This is one movie that has escaped me for the main part of my movie collecting career, so when I found the Barrel release at Stockholms no. 1 video store Monkey Beach a while ago, I of course took the chance to see it and judge by myself! I can understand how this film attracts sleaze monglers and people obsessed by very, very regional and cheap horror films of the seventies. The Last House On Dead End Street is a wannabe Taxi Driver before Taxi Driver was made, mixed with a very gritty 42st cinema approach - badly lit and amateurish acting. This of course doesn’t mean it sucks, far from!
This guy, Terry, is terribly bitter after being in prison once again. So he comes out with a rage towards the society which means he decides to make his own snuff movies and yeah, kill people for the real in front of the camera. He gets a small crew and the start to find their victims…
Its not much of a story to talk about, but it’s strangely effective and artistic. We follow Terry’s struggle to make his first real movie mixed with some truly surreal and strange scenes, both in this movie alone and in the movie-in-movie. Somehow it feels like a nice bunch of New York intellectuals trying to make the sleaziest, grittiest exploitation movie they could make - but never scene. This makes The Last House On Dead End Street almost too cynical for its own best. But it keeps it together until the end - until the unnecessary voice over at the very end. There’s some truly impressive shock scenes - all to the wonderful - no! - MASTERFUL score by...a stock music archive. There’s some use of a low-key, brooding opera during one of the kill scenes that alone makes this movie a lot better than it should be.
At the same time it’s just another exploitation movie, a bit fancier version of Michael Findlay’s Snuff. Those two also share the snuff-myth. The Last House On Dead End Street was made with alias for everyone involved, which started rumours that it was a snuff movie. Roger Watkins, who later admitted to be the director, never really knew until 1979 that it got a cinema release - when someone stopped him on the street, recognize him from the movie. And it’s a grim and very cheap film, with lots of unconvincing gore and boobs and asses and everything in-between. Most of it is quite arty, not sexy (which I’m sure is the deliberately) and entertaining. The short running time of 77 minutes is perfect - I can’t even imagine what the rumoured 175 minute version could have delivered (probably more boring scenes) to its audience!
Surprisingly stylish and freaky, The Last House On Dead End Street is a minor exploitation masterpiece. So if you want to see a man giving blow-job to a hoof and a half-naked woman in blackface being whipped by a retarded hunchback, this IS the movie for you.
Good luck.
"Its not much of a story to talk about, but it’s strangely effective and artistic."

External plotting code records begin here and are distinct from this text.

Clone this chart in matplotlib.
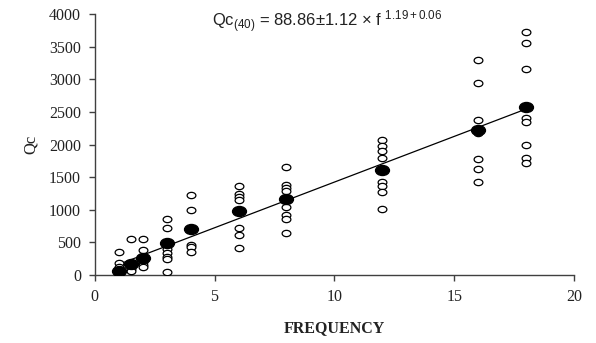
import numpy as np
import matplotlib
matplotlib.use("Agg")
import matplotlib.pyplot as plt
from matplotlib.path import Path
from matplotlib.transforms import Affine2D

# Data
freq_levels = [1, 1.5, 2, 3, 4, 6, 8, 12, 16, 18]
obs_values = [
    [360, 180, 120, 80, 50, 20],
    [550, 180, 130, 100, 60],
    [560, 380, 200, 160, 120],
    [860, 720, 400, 340, 280, 240, 50],
    [1220, 1000, 460, 430, 350],
    [1360, 1250, 1190, 1150, 720, 620, 420],
    [1650, 1380, 1340, 1290, 1050, 920, 860, 650],
    [2070, 1980, 1900, 1800, 1420, 1360, 1280, 1020],
    [3300, 2950, 2370, 2170, 1780, 1620, 1430],
    [3720, 3560, 3160, 2400, 2350, 2000, 1800, 1720],
]
mean_values = [70, 170, 260, 490, 710, 980, 1170, 1610, 2230, 2570]

x_ticks = [0, 5, 10, 15, 20]
y_ticks = [0, 500, 1000, 1500, 2000, 2500, 3000, 3500, 4000]

fig = plt.figure(figsize=(5.96, 3.43), dpi=100)
ax = fig.add_axes([0.159, 0.198, 0.804, 0.761])

# ellipse-shaped marker
ell = Path.unit_circle().transformed(Affine2D().scale(1.0, 0.72))

xs, ys = [], []
for f, vals in zip(freq_levels, obs_values):
    xs += [f] * len(vals)
    ys += vals
ax.plot(xs, ys, linestyle="none", marker=ell, markersize=6.3,
        markerfacecolor="white", markeredgecolor="black", markeredgewidth=0.9, zorder=3)

# trend line fitted to the means
fx = np.array(freq_levels, dtype=float)
fy = np.array(mean_values, dtype=float)
k, c = np.polyfit(fx, fy, 1)
lx = np.array([fx.min(), fx.max()])
ax.plot(lx, k * lx + c, color="black", linewidth=0.9, zorder=2)

ax.plot(freq_levels, mean_values, linestyle="none", marker=ell, markersize=10,
        markerfacecolor="black", markeredgecolor="black", zorder=4)

ax.set_xlim(0, 20)
ax.set_ylim(0, 4000)
ax.set_xticks(x_ticks)
ax.set_yticks(y_ticks)
for s in ["top", "right"]:
    ax.spines[s].set_visible(False)
for s in ["left", "bottom"]:
    ax.spines[s].set_color("#404040")
    ax.spines[s].set_linewidth(1.0)
    ax.spines[s].set_clip_on(False)
ax.tick_params(direction="out", length=4, width=1.0, color="#404040",
               labelsize=11.5, pad=6)
for lab in ax.get_xticklabels() + ax.get_yticklabels():
    lab.set_fontfamily("Liberation Serif")
    lab.set_color("#222222")

ax.set_xlabel("FREQUENCY", fontfamily="Liberation Serif", fontweight="bold",
              fontsize=11.5, labelpad=11, color="#222222")
ax.set_ylabel("Qc", fontfamily="Liberation Serif", fontsize=12, labelpad=7, color="#222222")

plt.rcParams["mathtext.fontset"] = "custom"
plt.rcParams["mathtext.rm"] = "Liberation Sans"
plt.rcParams["mathtext.it"] = "Liberation Sans"
ax.text(0.245, 0.972,
        r"$\mathregular{Qc_{(40)}}$ = 88.86" + "\u00b1" + r"1.12 $\mathregular{\times}$ f $\mathregular{^{1.19+0.06}}$",
        transform=ax.transAxes, fontfamily="Liberation Sans", fontsize=12,
        ha="left", va="center", color="#222222")

fig.savefig("out.png", dpi=100)
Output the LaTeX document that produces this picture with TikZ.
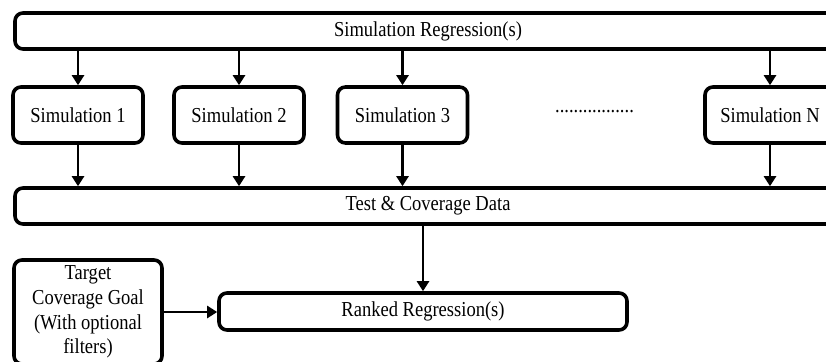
\documentclass[tikz,border=0pt]{standalone}
\usepackage{fontspec}
\setmainfont[FakeStretch=0.87]{Liberation Serif}
\usetikzlibrary{arrows.meta}
\begin{document}
\begin{tikzpicture}[x=1pt,y=-1pt,
  box/.style={draw=black, line width=3.6pt, rounded corners=8pt, fill=white,
    inner sep=0pt, align=center, font=\fontsize{21.3}{24.6}\selectfont},
  flow/.style={line width=2.4pt, -{Triangle[length=10pt,width=12pt]}}]
  \useasboundingbox (0,0) rectangle (826,361);
  \clip (0,0) rectangle (826,361);

  % regression bar and the simulations it launches
  \node[box, minimum width=826pt, minimum height=36pt] (reg) at (428,31) {Simulation Regression(s)};
  \node[box, minimum width=130pt, minimum height=56pt] (s1) at (78,115) {Simulation 1};
  \node[box, minimum width=130pt, minimum height=56pt] (s2) at (239,115) {Simulation 2};
  \node[box, minimum width=130pt, minimum height=56pt] (s3) at (402.5,115) {Simulation 3};
  \node[box, minimum width=130pt, minimum height=56pt] (sn) at (770,115) {Simulation N};
  \node[font=\fontsize{21.3}{24}\selectfont, inner sep=0pt] (dots) at (594.5,112) {.................};

  % collected results
  \node[box, minimum width=826pt, minimum height=36pt] (data) at (428,206) {Test \& Coverage Data};

  % ranking step
  \node[box, minimum width=408pt, minimum height=37pt] (rank) at (423,311.5) {Ranked Regression(s)};
  \node[box, minimum width=148pt, minimum height=104pt] (goal) at (88,312)
    {Target\\Coverage Goal\\(With optional\\filters)};

  \foreach \s in {s1,s2,s3,sn} {
    \draw[flow] (reg.south -| \s) -- (\s.north);
    \draw[flow] (\s.south) -- (data.north -| \s);
  }
  \draw[flow] (data.south -| rank) -- (rank.north);
  \draw[flow] (goal.east) -- (goal.east -| rank.west);
\end{tikzpicture}
\end{document}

I never heard of this one but it does sound like fun.
"The Last House On Dead End Street was made with alias for everyone involved, which started rumours that it was a snuff movie."
Damn.....scary stuff.
"with lots of unconvincing gore and boobs and asses and everything in-between."
Yummy....boobs!
"Surprisingly stylish and freaky, The Last House On Dead End Street is a minor exploitation masterpiece. So if you want to see a man giving blow-job to a hoof and a half-naked woman in blackface being whipped by a retarded hunchback, this IS the movie for you."
hahhahahhahhah.....what the hell.....?
Seeing is believeing......good review and thanks, Fred.